## [BRIEF]
Show each line of the data below that has the string "chart" in it.

Stored dataset items
★ ★ ★ ★ ★
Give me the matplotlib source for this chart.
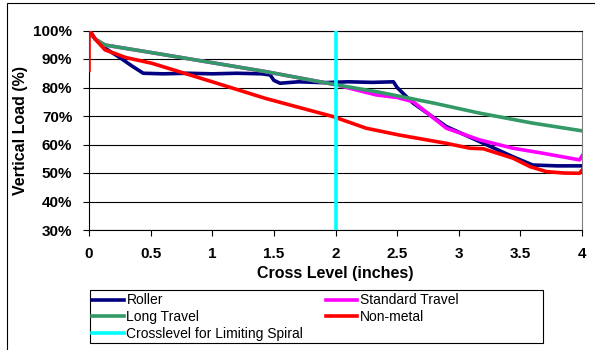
import matplotlib.pyplot as plt
from matplotlib.patches import Rectangle

plt.rcParams['font.family'] = ['Liberation Sans', 'DejaVu Sans']

# values (cross level in inches, vertical load in %)
roller_x = [0.0, 0.02, 0.05, 0.13, 0.25, 0.35, 0.44, 0.6, 0.8, 1.0, 1.2, 1.4, 1.47, 1.5, 1.55, 1.7, 1.9, 2.1, 2.3, 2.47, 2.5, 2.63, 2.9, 3.17, 3.44, 3.6, 3.8, 4.0]
roller_y = [99.5, 99.0, 97.0, 93.8, 90.5, 87.5, 85.0, 84.8, 85.0, 84.8, 85.0, 84.8, 84.4, 82.5, 81.5, 82.0, 81.7, 82.0, 81.8, 82.0, 80.0, 74.5, 66.3, 61.0, 55.7, 52.8, 52.5, 52.5]

long_x = [0.0, 0.02, 0.05, 0.13, 0.5, 1.0, 1.43, 2.0, 2.36, 2.8, 3.17, 3.6, 4.0]
long_y = [99.5, 98.5, 97.0, 94.9, 92.3, 88.7, 85.6, 81.0, 78.3, 74.5, 71.0, 67.5, 64.8]

std_x = [0.0, 0.02, 0.05, 0.13, 0.5, 1.0, 1.43, 2.0, 2.33, 2.5, 2.63, 2.9, 3.17, 3.44, 3.7, 3.98, 4.0]
std_y = [99.5, 98.5, 97.0, 94.9, 92.3, 88.7, 85.6, 81.0, 77.4, 76.5, 75.0, 65.7, 61.6, 58.7, 56.8, 54.6, 56.0]

nonmetal_x = [0.0, 0.0, 0.02, 0.05, 0.13, 0.3, 0.51, 1.0, 1.43, 1.98, 2.25, 2.52, 2.9, 3.09, 3.2, 3.44, 3.58, 3.71, 3.85, 3.98, 4.0]
nonmetal_y = [86.0, 100.0, 99.0, 97.0, 93.2, 90.5, 88.5, 82.0, 76.2, 69.8, 65.7, 63.3, 60.4, 58.7, 58.5, 55.2, 52.2, 50.5, 50.0, 49.9, 51.0]

spiral_x = [2, 2]
spiral_y = [30, 100]

fig = plt.figure(figsize=(5.95, 3.5), dpi=100)
# outer chart border (runs off the right and bottom of the picture)
fig.patches.append(Rectangle((7 / 595, -0.05), 1.1, 1 - 3 / 350 + 0.05, transform=fig.transFigure,
                             fill=False, edgecolor='black', linewidth=0.8))
# legend box
fig.patches.append(Rectangle((90 / 595, 7 / 350), 453 / 595, 53 / 350, transform=fig.transFigure,
                             fill=False, edgecolor='black', linewidth=0.8))

ax = fig.add_axes([89 / 595, 1 - 230 / 350, 493 / 595, 199.5 / 350])

lw = 2.6
ax.plot(roller_x, roller_y, color='#000080', linewidth=lw, label='Roller', zorder=3)
ax.plot(std_x, std_y, color='#ff00ff', linewidth=lw, label='Standard Travel', zorder=3)
ax.plot(long_x, long_y, color='#339966', linewidth=lw, label='Long Travel', zorder=4)
ax.plot(nonmetal_x, nonmetal_y, color='#ff0000', linewidth=lw, label='Non-metal', zorder=5)
ax.plot(spiral_x, spiral_y, color='#00ffff', linewidth=lw, label='Crosslevel for Limiting Spiral', zorder=6)

ax.set_xlim(0, 4)
ax.set_ylim(30, 100)
ax.set_xticks([0, 0.5, 1, 1.5, 2, 2.5, 3, 3.5, 4])
ax.set_xticklabels(['0', '0.5', '1', '1.5', '2', '2.5', '3', '3.5', '4'])
ax.set_yticks(range(30, 101, 10))
ax.set_yticklabels([f'{v}%' for v in range(30, 101, 10)])
for lab in ax.get_xticklabels() + ax.get_yticklabels():
    lab.set_fontweight('bold')
    lab.set_fontsize(11)
ax.tick_params(axis='both', direction='out', length=4, width=0.8, pad=8)
ax.grid(True, axis='y', color='black', linewidth=0.8)
ax.set_axisbelow(True)
ax.spines['right'].set_color('#808080')
ax.spines['top'].set_color('black')

ax.set_xlabel('Cross Level (inches)', fontsize=11.5, fontweight='bold', labelpad=4)
ax.set_ylabel('Vertical Load (%)', fontsize=11.5, fontweight='bold', labelpad=4)

h, l = ax.get_legend_handles_labels()
order = [0, 2, 4, 1, 3]
leg = fig.legend([h[i] for i in order], [l[i] for i in order], ncol=2,
                 loc='upper left', bbox_to_anchor=(91 / 595, 1 - 292 / 350),
                 fontsize=10, frameon=False, handlelength=2.3, handletextpad=0.15,
                 borderaxespad=0, labelspacing=0.2, borderpad=0.1, columnspacing=1.6)

fig.savefig('out.png', dpi=100)
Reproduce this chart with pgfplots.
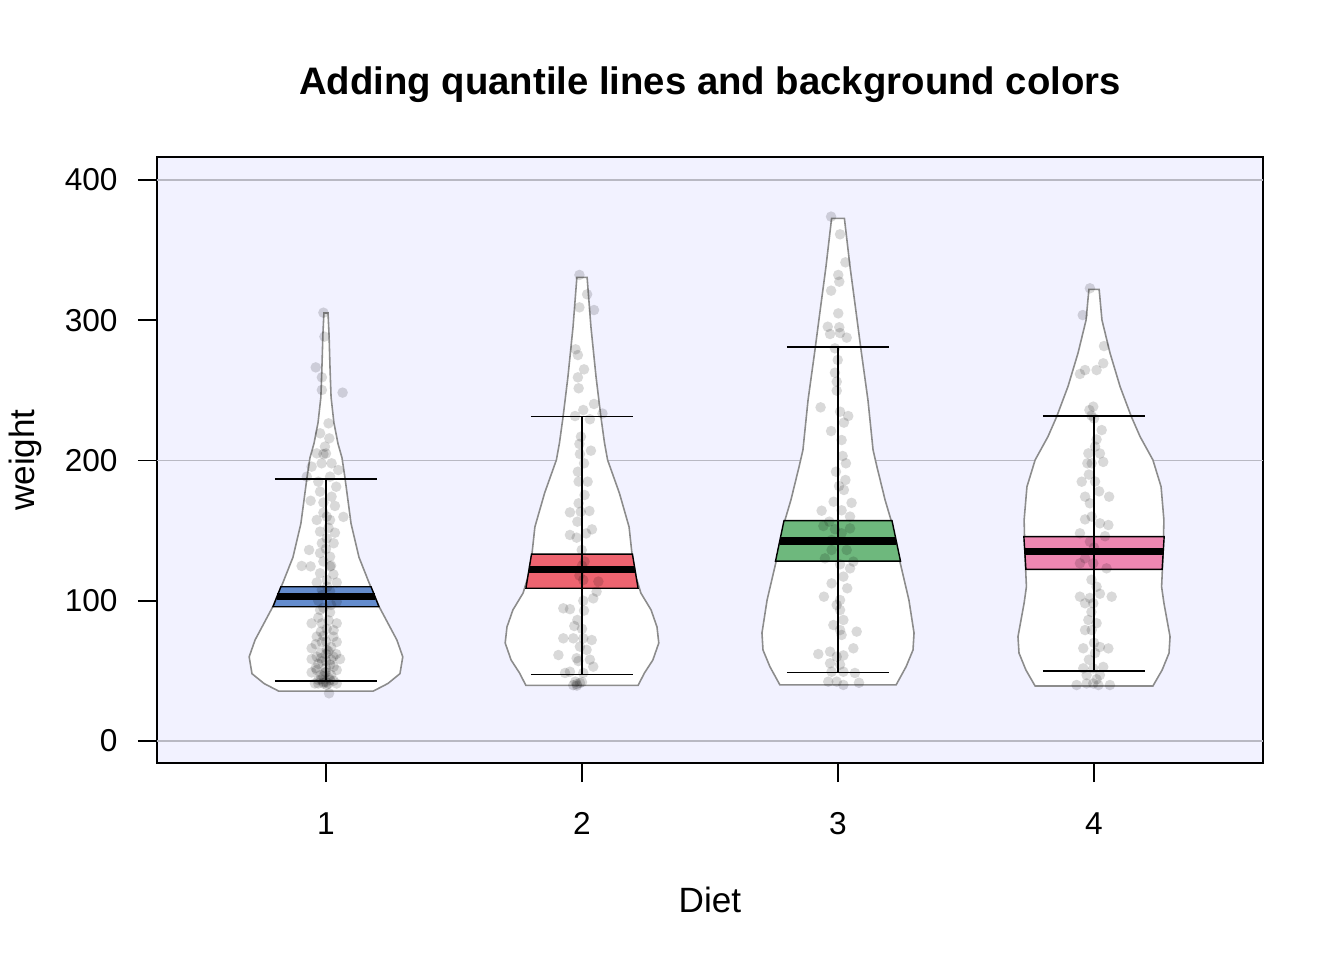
★ ★ ★ ★ ★
## [WRITTEN SOLUTION]
Give me the matplotlib source for this chart.
# outer chart border (runs off the right and bottom of the picture)
Reproduce this chart with pgfplots.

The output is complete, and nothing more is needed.